The Bridge of the Americas signals our arrival at the Panama Canal, one of the seven wonders of the modern world.
Connecting the Pacific to the Atlantic, this waterway has been a key conduit for international maritime trade since it was completed in 1914. As we approach, be out on deck or up on the Bridge to witness the distant silhouette of Panama City, with its modern skyscrapers, as it replaces the vista of tall rainforest trees. We’ll hold our position as the canal pilot boards. His job is to navigate the vessel through the series of locks, come wind, fog, or rainy season. It’s a challenging, delicate job in one of the busiest waterways in the world, where ships come in close proximity to each other and to the walls of the lock chambers. Millions of gallons of water power our transit—no pumps, just gravity.

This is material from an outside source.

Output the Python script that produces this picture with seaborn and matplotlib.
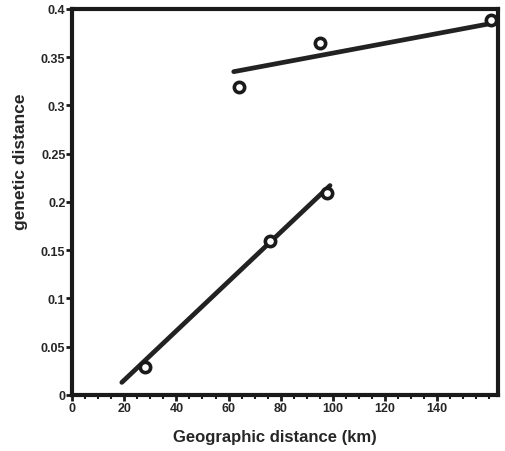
import numpy as np
import pandas as pd
import matplotlib
matplotlib.use('Agg')
import matplotlib.pyplot as plt
import seaborn as sns
from matplotlib.ticker import MultipleLocator, FuncFormatter

# points
low_x = [28, 76, 98]
low_y = [0.029, 0.160, 0.209]
high_x = [64, 95, 161]
high_y = [0.319, 0.365, 0.389]

# fitted lines (end points as drawn)
low_fit_x = [19, 99]
low_fit_y = [0.013, 0.217]
high_fit_x = [62, 161]
high_fit_y = [0.335, 0.385]

sns.set_theme(style='ticks')
plt.rcParams['font.family'] = ['Liberation Sans', 'DejaVu Sans']

fig = plt.figure(figsize=(5.06, 4.52), dpi=100)
ax = fig.add_axes([0.143, 0.124, 0.841, 0.854])

sns.lineplot(x=low_fit_x, y=low_fit_y, ax=ax, color='#222222', linewidth=3.4)
sns.lineplot(x=high_fit_x, y=high_fit_y, ax=ax, color='#222222', linewidth=3.4)
pts = pd.DataFrame({'x': low_x + high_x, 'y': low_y + high_y})
sns.scatterplot(data=pts, x='x', y='y', ax=ax, s=55, facecolor='white',
                edgecolor='#1a1a1a', linewidth=2.6, zorder=5)

ax.set_xlim(0, 163.5)
ax.set_ylim(0, 0.4)
ax.xaxis.set_minor_locator(MultipleLocator(5))
ax.yaxis.set_major_locator(MultipleLocator(0.05))
ax.set_xticks(np.arange(0, 141, 20))
ax.yaxis.set_major_formatter(FuncFormatter(lambda v, p: ('%.2f' % v).rstrip('0').rstrip('.')))

for s in ax.spines.values():
    s.set_linewidth(3)
    s.set_color('#1a1a1a')
ax.tick_params(axis='both', which='major', length=4, width=2, labelsize=9, pad=1, color='#1a1a1a')
ax.tick_params(axis='x', which='minor', length=3, width=1.5, color='#1a1a1a')
for lab in ax.get_xticklabels() + ax.get_yticklabels():
    lab.set_fontweight('bold')

ax.set_xlabel('Geographic distance (km)', fontsize=12, fontweight='bold')
ax.set_ylabel('genetic distance', fontsize=12.5, fontweight='bold')
ax.xaxis.set_label_coords(0.477, -0.088)
ax.yaxis.set_label_coords(-0.105, 0.606)

fig.savefig('out.png', dpi=100)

As we cruise through to the Miraflores Locks, the Centennial Bridge frames the entrance to the Gaillard Cut. Though the construction of the canal began as a French project, it was overtaken and completed by the U.S. in 1914. Thousands of workers, innovative engineering technology, and sheer force of will created one of the greatest engineering marvels of the last century. The Panama Canal has since been expanded in a project finalized in 2016, making room for larger vessels carrying more cargo, known as Neo Panamax ships. Experience a piece of human history at work as we traverse this storied passage connecting two oceans.